> [Job]:
Quote, with no changes, the lines that run from the top of the material to the line with "52.0, 53.7, 53.5]", both included.

> [Source data]:
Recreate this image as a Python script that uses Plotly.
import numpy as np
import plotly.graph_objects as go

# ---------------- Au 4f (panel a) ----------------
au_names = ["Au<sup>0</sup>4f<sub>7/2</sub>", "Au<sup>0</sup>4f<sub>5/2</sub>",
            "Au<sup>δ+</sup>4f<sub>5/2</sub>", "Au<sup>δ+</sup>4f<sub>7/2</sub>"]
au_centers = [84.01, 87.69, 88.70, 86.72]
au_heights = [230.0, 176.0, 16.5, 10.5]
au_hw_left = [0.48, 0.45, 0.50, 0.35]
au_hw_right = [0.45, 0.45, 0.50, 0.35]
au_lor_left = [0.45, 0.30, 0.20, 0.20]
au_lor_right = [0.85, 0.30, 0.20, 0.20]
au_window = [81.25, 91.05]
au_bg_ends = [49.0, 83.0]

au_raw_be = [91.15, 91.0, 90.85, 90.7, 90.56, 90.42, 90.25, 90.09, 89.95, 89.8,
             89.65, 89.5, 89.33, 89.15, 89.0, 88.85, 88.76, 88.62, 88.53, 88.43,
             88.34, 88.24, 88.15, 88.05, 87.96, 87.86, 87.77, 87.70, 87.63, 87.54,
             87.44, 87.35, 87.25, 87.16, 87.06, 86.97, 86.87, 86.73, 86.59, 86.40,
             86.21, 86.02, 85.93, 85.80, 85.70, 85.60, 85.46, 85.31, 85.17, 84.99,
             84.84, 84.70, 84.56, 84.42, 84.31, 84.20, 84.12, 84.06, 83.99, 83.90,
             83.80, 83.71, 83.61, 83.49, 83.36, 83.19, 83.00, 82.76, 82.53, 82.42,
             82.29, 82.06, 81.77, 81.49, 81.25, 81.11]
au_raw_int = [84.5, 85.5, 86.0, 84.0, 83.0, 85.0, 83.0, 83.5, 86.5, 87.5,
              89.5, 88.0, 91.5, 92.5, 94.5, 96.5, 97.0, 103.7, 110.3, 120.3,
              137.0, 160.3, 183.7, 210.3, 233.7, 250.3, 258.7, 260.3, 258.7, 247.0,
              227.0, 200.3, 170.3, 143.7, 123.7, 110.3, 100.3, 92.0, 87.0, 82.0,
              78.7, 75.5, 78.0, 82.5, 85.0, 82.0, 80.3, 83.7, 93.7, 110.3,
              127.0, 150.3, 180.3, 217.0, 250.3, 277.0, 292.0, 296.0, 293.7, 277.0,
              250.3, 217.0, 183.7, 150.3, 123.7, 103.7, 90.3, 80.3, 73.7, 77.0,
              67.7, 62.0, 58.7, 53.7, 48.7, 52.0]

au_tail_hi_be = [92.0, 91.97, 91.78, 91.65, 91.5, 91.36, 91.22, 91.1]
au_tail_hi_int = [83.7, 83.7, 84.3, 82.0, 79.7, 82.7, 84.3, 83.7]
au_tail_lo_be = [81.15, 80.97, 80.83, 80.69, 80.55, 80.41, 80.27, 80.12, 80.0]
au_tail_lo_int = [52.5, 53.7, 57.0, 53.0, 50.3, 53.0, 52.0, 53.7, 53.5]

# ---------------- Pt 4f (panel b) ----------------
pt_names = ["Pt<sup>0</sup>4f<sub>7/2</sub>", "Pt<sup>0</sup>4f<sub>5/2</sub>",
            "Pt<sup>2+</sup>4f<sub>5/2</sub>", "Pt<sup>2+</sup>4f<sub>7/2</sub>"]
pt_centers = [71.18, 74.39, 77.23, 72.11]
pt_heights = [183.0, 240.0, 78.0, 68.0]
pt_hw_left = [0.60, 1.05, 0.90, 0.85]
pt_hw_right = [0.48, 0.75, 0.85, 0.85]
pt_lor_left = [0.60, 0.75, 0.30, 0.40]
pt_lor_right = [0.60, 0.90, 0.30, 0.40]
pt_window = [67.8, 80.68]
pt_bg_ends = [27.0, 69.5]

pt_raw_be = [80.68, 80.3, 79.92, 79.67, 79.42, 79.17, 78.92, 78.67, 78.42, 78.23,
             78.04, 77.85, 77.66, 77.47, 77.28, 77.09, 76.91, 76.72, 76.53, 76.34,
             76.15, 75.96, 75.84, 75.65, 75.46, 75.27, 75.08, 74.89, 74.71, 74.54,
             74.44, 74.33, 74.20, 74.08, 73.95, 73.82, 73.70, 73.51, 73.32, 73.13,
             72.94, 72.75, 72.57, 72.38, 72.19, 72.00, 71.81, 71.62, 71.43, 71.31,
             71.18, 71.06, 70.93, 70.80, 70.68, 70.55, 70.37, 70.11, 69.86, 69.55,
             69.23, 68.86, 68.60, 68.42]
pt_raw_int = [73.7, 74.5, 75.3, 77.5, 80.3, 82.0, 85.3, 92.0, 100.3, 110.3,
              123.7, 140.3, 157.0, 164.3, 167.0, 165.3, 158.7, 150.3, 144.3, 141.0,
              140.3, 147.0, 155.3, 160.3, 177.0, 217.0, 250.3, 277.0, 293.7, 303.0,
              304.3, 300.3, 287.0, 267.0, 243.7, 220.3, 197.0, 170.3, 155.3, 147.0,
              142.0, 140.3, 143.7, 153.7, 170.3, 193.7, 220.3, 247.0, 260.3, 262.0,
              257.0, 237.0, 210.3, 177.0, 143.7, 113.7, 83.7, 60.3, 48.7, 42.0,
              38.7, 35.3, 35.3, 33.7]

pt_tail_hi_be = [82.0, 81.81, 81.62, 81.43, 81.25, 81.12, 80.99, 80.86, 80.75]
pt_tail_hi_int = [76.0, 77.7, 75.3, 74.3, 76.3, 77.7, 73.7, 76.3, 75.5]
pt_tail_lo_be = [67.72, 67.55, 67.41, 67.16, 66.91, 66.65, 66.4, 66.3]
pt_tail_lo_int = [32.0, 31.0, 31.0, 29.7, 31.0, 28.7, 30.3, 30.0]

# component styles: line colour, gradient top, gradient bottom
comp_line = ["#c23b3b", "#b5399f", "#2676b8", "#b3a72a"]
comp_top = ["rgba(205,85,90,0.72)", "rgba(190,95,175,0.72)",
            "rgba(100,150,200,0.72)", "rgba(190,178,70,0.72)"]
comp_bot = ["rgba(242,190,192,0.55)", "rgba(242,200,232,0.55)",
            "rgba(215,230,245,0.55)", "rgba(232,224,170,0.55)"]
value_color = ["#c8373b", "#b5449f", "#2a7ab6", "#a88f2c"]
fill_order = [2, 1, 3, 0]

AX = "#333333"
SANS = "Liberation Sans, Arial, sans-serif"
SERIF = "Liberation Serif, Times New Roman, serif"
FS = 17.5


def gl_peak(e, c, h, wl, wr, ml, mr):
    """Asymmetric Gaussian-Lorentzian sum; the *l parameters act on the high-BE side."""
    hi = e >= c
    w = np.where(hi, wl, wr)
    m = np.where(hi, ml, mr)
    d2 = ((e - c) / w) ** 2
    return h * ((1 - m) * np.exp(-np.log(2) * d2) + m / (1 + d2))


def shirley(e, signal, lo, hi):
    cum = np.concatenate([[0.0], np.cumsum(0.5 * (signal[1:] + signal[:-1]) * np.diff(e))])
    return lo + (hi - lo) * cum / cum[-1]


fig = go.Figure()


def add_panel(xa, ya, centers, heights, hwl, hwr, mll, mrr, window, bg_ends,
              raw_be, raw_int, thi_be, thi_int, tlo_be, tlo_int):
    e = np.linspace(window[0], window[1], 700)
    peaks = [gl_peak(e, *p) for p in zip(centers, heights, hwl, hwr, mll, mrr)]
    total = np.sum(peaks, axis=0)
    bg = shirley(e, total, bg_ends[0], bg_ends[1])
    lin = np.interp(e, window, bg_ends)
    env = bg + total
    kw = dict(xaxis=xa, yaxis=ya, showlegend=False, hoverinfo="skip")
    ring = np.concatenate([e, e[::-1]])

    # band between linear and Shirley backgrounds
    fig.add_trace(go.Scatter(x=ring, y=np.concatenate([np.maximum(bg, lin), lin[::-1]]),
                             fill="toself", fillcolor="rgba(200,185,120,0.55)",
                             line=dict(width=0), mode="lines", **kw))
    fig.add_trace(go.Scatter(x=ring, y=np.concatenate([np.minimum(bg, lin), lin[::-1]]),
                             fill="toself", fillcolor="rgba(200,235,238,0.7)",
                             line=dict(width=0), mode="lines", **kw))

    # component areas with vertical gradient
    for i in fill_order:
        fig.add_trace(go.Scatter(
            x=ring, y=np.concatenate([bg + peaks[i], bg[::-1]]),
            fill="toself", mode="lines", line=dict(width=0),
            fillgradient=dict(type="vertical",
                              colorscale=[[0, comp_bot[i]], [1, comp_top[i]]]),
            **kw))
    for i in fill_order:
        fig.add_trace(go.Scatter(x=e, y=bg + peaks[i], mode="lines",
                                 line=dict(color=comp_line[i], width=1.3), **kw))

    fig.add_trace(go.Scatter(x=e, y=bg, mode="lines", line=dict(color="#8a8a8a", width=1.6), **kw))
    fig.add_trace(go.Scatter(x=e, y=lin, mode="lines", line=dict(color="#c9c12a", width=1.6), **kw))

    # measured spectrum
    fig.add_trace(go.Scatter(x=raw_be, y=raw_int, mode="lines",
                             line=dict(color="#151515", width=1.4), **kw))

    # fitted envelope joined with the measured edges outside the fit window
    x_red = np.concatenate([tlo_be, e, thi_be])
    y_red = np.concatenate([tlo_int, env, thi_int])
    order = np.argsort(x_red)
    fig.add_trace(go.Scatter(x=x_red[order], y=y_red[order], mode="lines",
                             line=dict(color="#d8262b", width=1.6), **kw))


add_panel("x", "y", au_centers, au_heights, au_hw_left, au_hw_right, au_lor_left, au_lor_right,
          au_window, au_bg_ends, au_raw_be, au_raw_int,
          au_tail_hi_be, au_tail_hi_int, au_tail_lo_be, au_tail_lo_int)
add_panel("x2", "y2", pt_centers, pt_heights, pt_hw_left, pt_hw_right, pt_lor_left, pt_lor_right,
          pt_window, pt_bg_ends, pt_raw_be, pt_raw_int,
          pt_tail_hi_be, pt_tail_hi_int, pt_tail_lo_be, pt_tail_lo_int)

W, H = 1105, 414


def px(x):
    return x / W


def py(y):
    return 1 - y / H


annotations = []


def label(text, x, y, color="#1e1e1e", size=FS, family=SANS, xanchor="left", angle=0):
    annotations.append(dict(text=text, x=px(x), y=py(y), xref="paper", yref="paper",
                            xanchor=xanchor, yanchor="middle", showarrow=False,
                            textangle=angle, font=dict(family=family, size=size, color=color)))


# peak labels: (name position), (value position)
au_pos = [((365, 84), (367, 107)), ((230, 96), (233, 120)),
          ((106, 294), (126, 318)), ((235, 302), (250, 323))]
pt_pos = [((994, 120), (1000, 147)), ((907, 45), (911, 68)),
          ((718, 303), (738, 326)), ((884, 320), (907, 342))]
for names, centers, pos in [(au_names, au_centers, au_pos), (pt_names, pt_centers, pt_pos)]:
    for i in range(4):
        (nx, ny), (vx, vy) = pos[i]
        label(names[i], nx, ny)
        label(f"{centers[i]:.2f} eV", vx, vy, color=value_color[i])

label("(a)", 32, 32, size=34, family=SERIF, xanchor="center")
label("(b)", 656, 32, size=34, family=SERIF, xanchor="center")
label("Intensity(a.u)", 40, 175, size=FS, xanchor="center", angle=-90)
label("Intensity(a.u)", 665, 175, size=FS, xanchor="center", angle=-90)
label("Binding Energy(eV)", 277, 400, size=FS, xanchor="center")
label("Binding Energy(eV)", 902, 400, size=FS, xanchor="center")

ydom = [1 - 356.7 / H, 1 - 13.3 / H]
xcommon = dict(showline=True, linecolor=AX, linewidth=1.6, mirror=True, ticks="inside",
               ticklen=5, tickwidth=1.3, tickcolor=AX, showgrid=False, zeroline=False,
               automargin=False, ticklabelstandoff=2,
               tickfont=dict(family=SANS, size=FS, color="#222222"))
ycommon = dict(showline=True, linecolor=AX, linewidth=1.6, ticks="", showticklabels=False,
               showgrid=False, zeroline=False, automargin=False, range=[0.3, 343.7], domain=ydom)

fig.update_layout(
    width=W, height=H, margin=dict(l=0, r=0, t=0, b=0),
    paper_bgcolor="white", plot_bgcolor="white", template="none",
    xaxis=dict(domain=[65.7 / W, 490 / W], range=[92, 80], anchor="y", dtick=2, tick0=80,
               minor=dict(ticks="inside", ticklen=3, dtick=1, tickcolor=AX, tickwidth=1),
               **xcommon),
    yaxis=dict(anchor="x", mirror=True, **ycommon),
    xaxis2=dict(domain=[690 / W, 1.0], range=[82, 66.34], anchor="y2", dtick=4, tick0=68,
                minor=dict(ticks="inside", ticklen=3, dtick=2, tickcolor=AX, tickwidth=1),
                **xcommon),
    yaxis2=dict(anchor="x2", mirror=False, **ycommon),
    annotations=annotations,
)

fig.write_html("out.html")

> [Output]:
Recreate this image as a Python script that uses Plotly.
import numpy as np
import plotly.graph_objects as go

# ---------------- Au 4f (panel a) ----------------
au_names = ["Au<sup>0</sup>4f<sub>7/2</sub>", "Au<sup>0</sup>4f<sub>5/2</sub>",
            "Au<sup>δ+</sup>4f<sub>5/2</sub>", "Au<sup>δ+</sup>4f<sub>7/2</sub>"]
au_centers = [84.01, 87.69, 88.70, 86.72]
au_heights = [230.0, 176.0, 16.5, 10.5]
au_hw_left = [0.48, 0.45, 0.50, 0.35]
au_hw_right = [0.45, 0.45, 0.50, 0.35]
au_lor_left = [0.45, 0.30, 0.20, 0.20]
au_lor_right = [0.85, 0.30, 0.20, 0.20]
au_window = [81.25, 91.05]
au_bg_ends = [49.0, 83.0]

au_raw_be = [91.15, 91.0, 90.85, 90.7, 90.56, 90.42, 90.25, 90.09, 89.95, 89.8,
             89.65, 89.5, 89.33, 89.15, 89.0, 88.85, 88.76, 88.62, 88.53, 88.43,
             88.34, 88.24, 88.15, 88.05, 87.96, 87.86, 87.77, 87.70, 87.63, 87.54,
             87.44, 87.35, 87.25, 87.16, 87.06, 86.97, 86.87, 86.73, 86.59, 86.40,
             86.21, 86.02, 85.93, 85.80, 85.70, 85.60, 85.46, 85.31, 85.17, 84.99,
             84.84, 84.70, 84.56, 84.42, 84.31, 84.20, 84.12, 84.06, 83.99, 83.90,
             83.80, 83.71, 83.61, 83.49, 83.36, 83.19, 83.00, 82.76, 82.53, 82.42,
             82.29, 82.06, 81.77, 81.49, 81.25, 81.11]
au_raw_int = [84.5, 85.5, 86.0, 84.0, 83.0, 85.0, 83.0, 83.5, 86.5, 87.5,
              89.5, 88.0, 91.5, 92.5, 94.5, 96.5, 97.0, 103.7, 110.3, 120.3,
              137.0, 160.3, 183.7, 210.3, 233.7, 250.3, 258.7, 260.3, 258.7, 247.0,
              227.0, 200.3, 170.3, 143.7, 123.7, 110.3, 100.3, 92.0, 87.0, 82.0,
              78.7, 75.5, 78.0, 82.5, 85.0, 82.0, 80.3, 83.7, 93.7, 110.3,
              127.0, 150.3, 180.3, 217.0, 250.3, 277.0, 292.0, 296.0, 293.7, 277.0,
              250.3, 217.0, 183.7, 150.3, 123.7, 103.7, 90.3, 80.3, 73.7, 77.0,
              67.7, 62.0, 58.7, 53.7, 48.7, 52.0]

au_tail_hi_be = [92.0, 91.97, 91.78, 91.65, 91.5, 91.36, 91.22, 91.1]
au_tail_hi_int = [83.7, 83.7, 84.3, 82.0, 79.7, 82.7, 84.3, 83.7]
au_tail_lo_be = [81.15, 80.97, 80.83, 80.69, 80.55, 80.41, 80.27, 80.12, 80.0]
au_tail_lo_int = [52.5, 53.7, 57.0, 53.0, 50.3, 53.0, 52.0, 53.7, 53.5]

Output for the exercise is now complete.